* To do: Output the full listing below exactly as it reads, and skip anything that is a picture.

=-=-=

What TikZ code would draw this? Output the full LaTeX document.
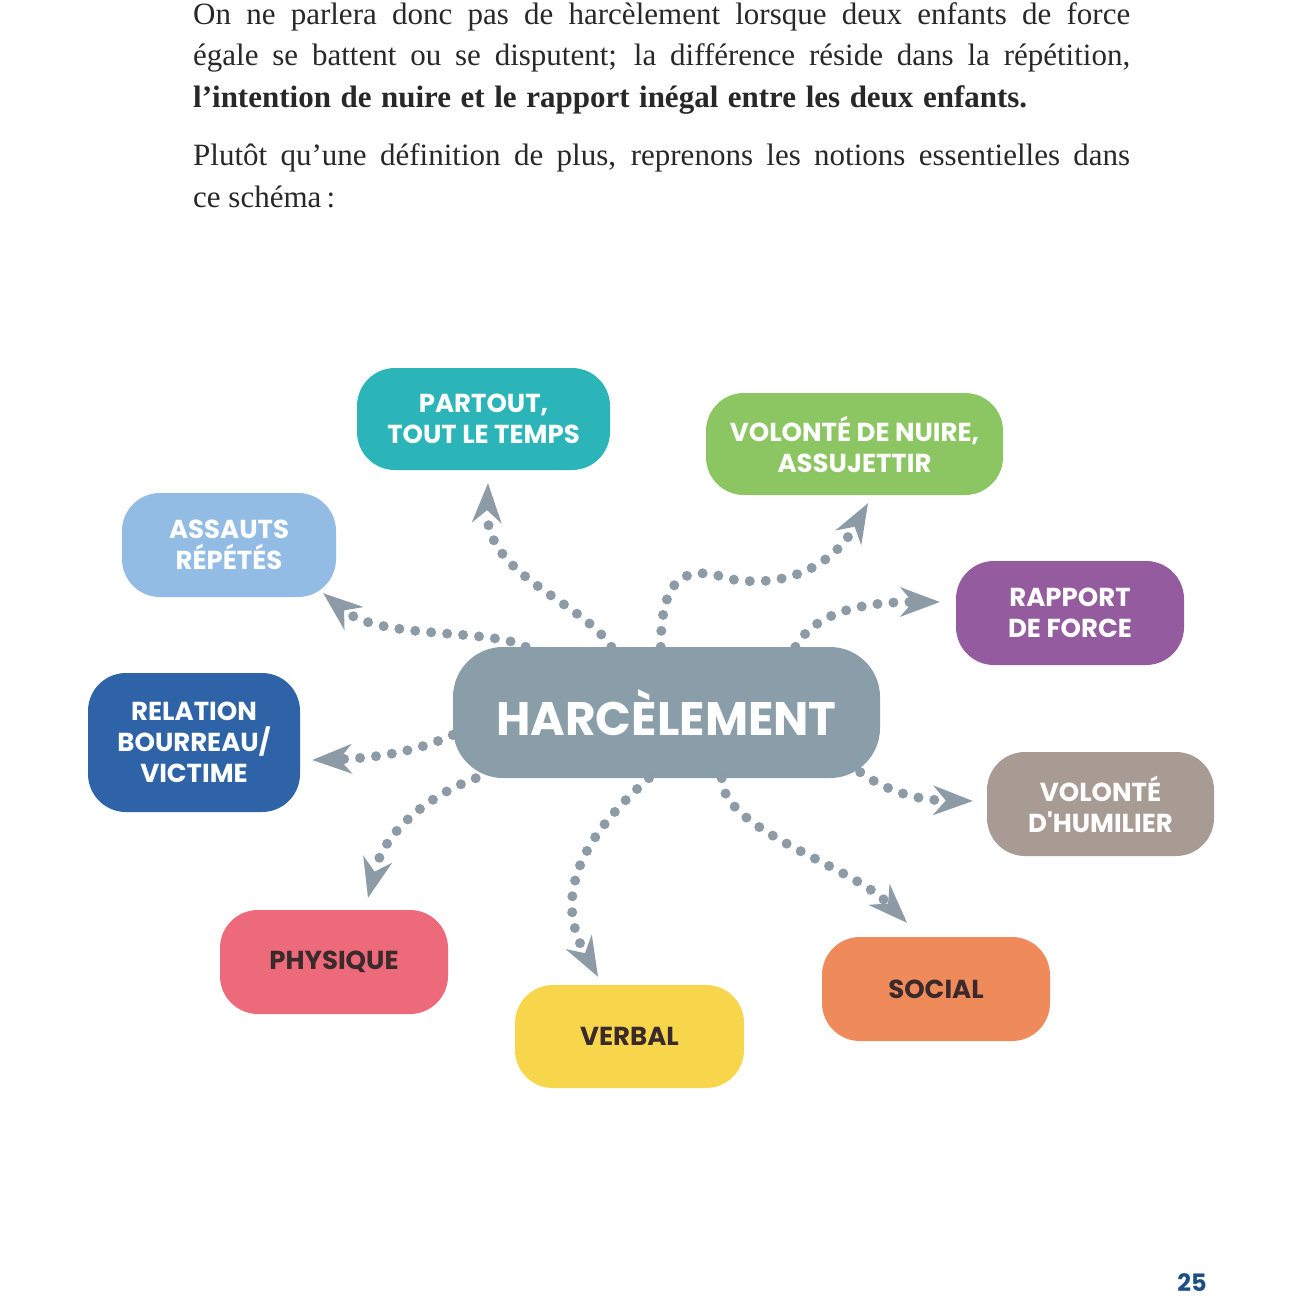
\documentclass[tikz,border=0pt]{standalone}
\usepackage{fontspec}
\setmainfont{Liberation Serif}
\newfontfamily\blobfont{Poppins}
\usetikzlibrary{arrows.meta}
\definecolor{cPartout}{RGB}{43,181,184}
\definecolor{cNuire}{RGB}{139,198,99}
\definecolor{cAssauts}{RGB}{147,188,228}
\definecolor{cRapport}{RGB}{148,92,158}
\definecolor{cHarc}{RGB}{138,158,170}
\definecolor{cRelation}{RGB}{47,99,168}
\definecolor{cHumilier}{RGB}{168,155,148}
\definecolor{cPhysique}{RGB}{236,106,121}
\definecolor{cVerbal}{RGB}{248,214,75}
\definecolor{cSocial}{RGB}{239,138,91}
\definecolor{blobtext}{RGB}{59,42,44}
\definecolor{dotgray}{RGB}{140,155,165}
\definecolor{bodytext}{RGB}{40,40,40}
\definecolor{pagenum}{RGB}{31,78,135}
\begin{document}
\begin{tikzpicture}[x=1pt,y=-1pt,
	blob/.style={rounded corners=38pt,align=center,inner sep=0pt,text=white,
		font=\blobfont\bfseries\fontsize{26}{31}\selectfont},
	darkblob/.style={blob,text=blobtext},
	para/.style={anchor=base west,inner sep=0pt,text=bodytext,font=\fontsize{31}{41}\selectfont},
	dots/.style={draw=dotgray,line width=10pt,line cap=round,dash pattern=on 0pt off 16pt,
		-{Stealth[length=40pt,width=30pt,inset=13pt,line width=0pt,color=dotgray]}}]
	\useasboundingbox[fill=white] (0,0) rectangle (1298,1298);
	\node[para] (l1) at (193,25) {\makebox[937pt][s]{On ne parlera donc pas de harcèlement lorsque deux enfants de force}};
	\node[para] (l2) at (193,66) {\makebox[937pt][s]{égale se battent ou se disputent; la différence réside dans la répétition,}};
	\node[para] (l3) at (193,107) {\makebox[834pt][s]{\bfseries l'intention de nuire et le rapport inégal entre les deux enfants.}};
	\node[para] (l4) at (193,165) {\makebox[937pt][s]{Plutôt qu'une définition de plus, reprenons les notions essentielles dans}};
	\node[para] (l5) at (193,207) {ce schéma\,:};
	\node[blob,fill=cHarc,minimum width=427pt,minimum height=131pt,rounded corners=50pt,font=\blobfont\bfseries\fontsize{47}{47}\selectfont] (harc) at (666.5,712.5) {HARCÈLEMENT};
	\node[blob,fill=cPartout,minimum width=253pt,minimum height=102pt] (partout) at (483.5,419) {PARTOUT,\\TOUT LE TEMPS};
	\node[blob,fill=cNuire,minimum width=297pt,minimum height=102pt] (nuire) at (854.5,444) {VOLONTÉ DE NUIRE,\\ASSUJETTIR};
	\node[blob,fill=cAssauts,minimum width=214pt,minimum height=104pt] (assauts) at (229,545) {ASSAUTS\\RÉPÉTÉS};
	\node[blob,fill=cRapport,minimum width=228pt,minimum height=104pt] (rapport) at (1070,613) {RAPPORT\\DE FORCE};
	\node[blob,fill=cRelation,minimum width=212pt,minimum height=139pt] (relation) at (194,742.5) {RELATION\\BOURREAU/\\VICTIME};
	\node[blob,fill=cHumilier,minimum width=227pt,minimum height=104pt] (humilier) at (1100.5,804) {VOLONTÉ\\D'HUMILIER};
	\node[darkblob,fill=cPhysique,minimum width=228pt,minimum height=104pt] (physique) at (334,962) {PHYSIQUE};
	\node[darkblob,fill=cVerbal,minimum width=229pt,minimum height=103pt] (verbal) at (629.5,1036.5) {VERBAL};
	\node[darkblob,fill=cSocial,minimum width=228pt,minimum height=104pt] (social) at (936,989) {SOCIAL};
	\draw[dots] (harc.130) .. controls (580,600) and (485,575) .. ([xshift=4.5pt,yshift=-13pt]partout.south);
	\draw[dots] (harc.95) .. controls (661,570) and (690,566) .. (730,579) .. controls (780,588) and (830,570) .. ([xshift=13.5pt,yshift=-8pt]nuire.south);
	\draw[dots] (harc.27) .. controls (812,618) and (850,602) .. ([xshift=-16pt,yshift=11pt]rapport.west);
	\draw[dots] (harc.155) .. controls (490,628) and (380,640) .. ([xshift=-13pt,yshift=4pt]assauts.south east);
	\draw[dots] (harc.186) .. controls (420,750) and (380,758) .. ([xshift=12pt,yshift=-17.5pt]relation.east);
	\draw[dots] (harc.199) .. controls (430,795) and (385,830) .. ([xshift=34pt,yshift=12pt]physique.north);
	\draw[dots] (harc.255) .. controls (590,830) and (550,890) .. ([xshift=-31.5pt,yshift=8pt]verbal.north);
	\draw[dots] (harc.310) .. controls (722,830) and (850,865) .. ([xshift=-29pt,yshift=14pt]social.north);
	\draw[dots] ([xshift=-20pt,yshift=6pt]harc.south east) .. controls (885,790) and (915,800) .. ([xshift=-14pt,yshift=3pt]humilier.west);
	\node[font=\blobfont\bfseries\fontsize{24}{24}\selectfont,text=pagenum] (page) at (1192,1283) {25};
\end{tikzpicture}
\end{document}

=-=-=

* Solution below:
What TikZ code would draw this? Output the full LaTeX document.
\documentclass[tikz,border=0pt]{standalone}
\usepackage{fontspec}
\setmainfont{Liberation Serif}
\newfontfamily\blobfont{Poppins}
\usetikzlibrary{arrows.meta}
\definecolor{cPartout}{RGB}{43,181,184}
\definecolor{cNuire}{RGB}{139,198,99}
\definecolor{cAssauts}{RGB}{147,188,228}
\definecolor{cRapport}{RGB}{148,92,158}
\definecolor{cHarc}{RGB}{138,158,170}
\definecolor{cRelation}{RGB}{47,99,168}
\definecolor{cHumilier}{RGB}{168,155,148}
\definecolor{cPhysique}{RGB}{236,106,121}
\definecolor{cVerbal}{RGB}{248,214,75}
\definecolor{cSocial}{RGB}{239,138,91}
\definecolor{blobtext}{RGB}{59,42,44}
\definecolor{dotgray}{RGB}{140,155,165}
\definecolor{bodytext}{RGB}{40,40,40}
\definecolor{pagenum}{RGB}{31,78,135}
\begin{document}
\begin{tikzpicture}[x=1pt,y=-1pt,
	blob/.style={rounded corners=38pt,align=center,inner sep=0pt,text=white,
		font=\blobfont\bfseries\fontsize{26}{31}\selectfont},
	darkblob/.style={blob,text=blobtext},
	para/.style={anchor=base west,inner sep=0pt,text=bodytext,font=\fontsize{31}{41}\selectfont},
	dots/.style={draw=dotgray,line width=10pt,line cap=round,dash pattern=on 0pt off 16pt,
		-{Stealth[length=40pt,width=30pt,inset=13pt,line width=0pt,color=dotgray]}}]
	\useasboundingbox[fill=white] (0,0) rectangle (1298,1298);
	\node[para] (l1) at (193,25) {\makebox[937pt][s]{On ne parlera donc pas de harcèlement lorsque deux enfants de force}};
	\node[para] (l2) at (193,66) {\makebox[937pt][s]{égale se battent ou se disputent; la différence réside dans la répétition,}};
	\node[para] (l3) at (193,107) {\makebox[834pt][s]{\bfseries l'intention de nuire et le rapport inégal entre les deux enfants.}};
	\node[para] (l4) at (193,165) {\makebox[937pt][s]{Plutôt qu'une définition de plus, reprenons les notions essentielles dans}};
	\node[para] (l5) at (193,207) {ce schéma\,:};
	\node[blob,fill=cHarc,minimum width=427pt,minimum height=131pt,rounded corners=50pt,font=\blobfont\bfseries\fontsize{47}{47}\selectfont] (harc) at (666.5,712.5) {HARCÈLEMENT};
	\node[blob,fill=cPartout,minimum width=253pt,minimum height=102pt] (partout) at (483.5,419) {PARTOUT,\\TOUT LE TEMPS};
	\node[blob,fill=cNuire,minimum width=297pt,minimum height=102pt] (nuire) at (854.5,444) {VOLONTÉ DE NUIRE,\\ASSUJETTIR};
	\node[blob,fill=cAssauts,minimum width=214pt,minimum height=104pt] (assauts) at (229,545) {ASSAUTS\\RÉPÉTÉS};
	\node[blob,fill=cRapport,minimum width=228pt,minimum height=104pt] (rapport) at (1070,613) {RAPPORT\\DE FORCE};
	\node[blob,fill=cRelation,minimum width=212pt,minimum height=139pt] (relation) at (194,742.5) {RELATION\\BOURREAU/\\VICTIME};
	\node[blob,fill=cHumilier,minimum width=227pt,minimum height=104pt] (humilier) at (1100.5,804) {VOLONTÉ\\D'HUMILIER};
	\node[darkblob,fill=cPhysique,minimum width=228pt,minimum height=104pt] (physique) at (334,962) {PHYSIQUE};
	\node[darkblob,fill=cVerbal,minimum width=229pt,minimum height=103pt] (verbal) at (629.5,1036.5) {VERBAL};
	\node[darkblob,fill=cSocial,minimum width=228pt,minimum height=104pt] (social) at (936,989) {SOCIAL};
	\draw[dots] (harc.130) .. controls (580,600) and (485,575) .. ([xshift=4.5pt,yshift=-13pt]partout.south);
	\draw[dots] (harc.95) .. controls (661,570) and (690,566) .. (730,579) .. controls (780,588) and (830,570) .. ([xshift=13.5pt,yshift=-8pt]nuire.south);
	\draw[dots] (harc.27) .. controls (812,618) and (850,602) .. ([xshift=-16pt,yshift=11pt]rapport.west);
	\draw[dots] (harc.155) .. controls (490,628) and (380,640) .. ([xshift=-13pt,yshift=4pt]assauts.south east);
	\draw[dots] (harc.186) .. controls (420,750) and (380,758) .. ([xshift=12pt,yshift=-17.5pt]relation.east);
	\draw[dots] (harc.199) .. controls (430,795) and (385,830) .. ([xshift=34pt,yshift=12pt]physique.north);
	\draw[dots] (harc.255) .. controls (590,830) and (550,890) .. ([xshift=-31.5pt,yshift=8pt]verbal.north);
	\draw[dots] (harc.310) .. controls (722,830) and (850,865) .. ([xshift=-29pt,yshift=14pt]social.north);
	\draw[dots] ([xshift=-20pt,yshift=6pt]harc.south east) .. controls (885,790) and (915,800) .. ([xshift=-14pt,yshift=3pt]humilier.west);
	\node[font=\blobfont\bfseries\fontsize{24}{24}\selectfont,text=pagenum] (page) at (1192,1283) {25};
\end{tikzpicture}
\end{document}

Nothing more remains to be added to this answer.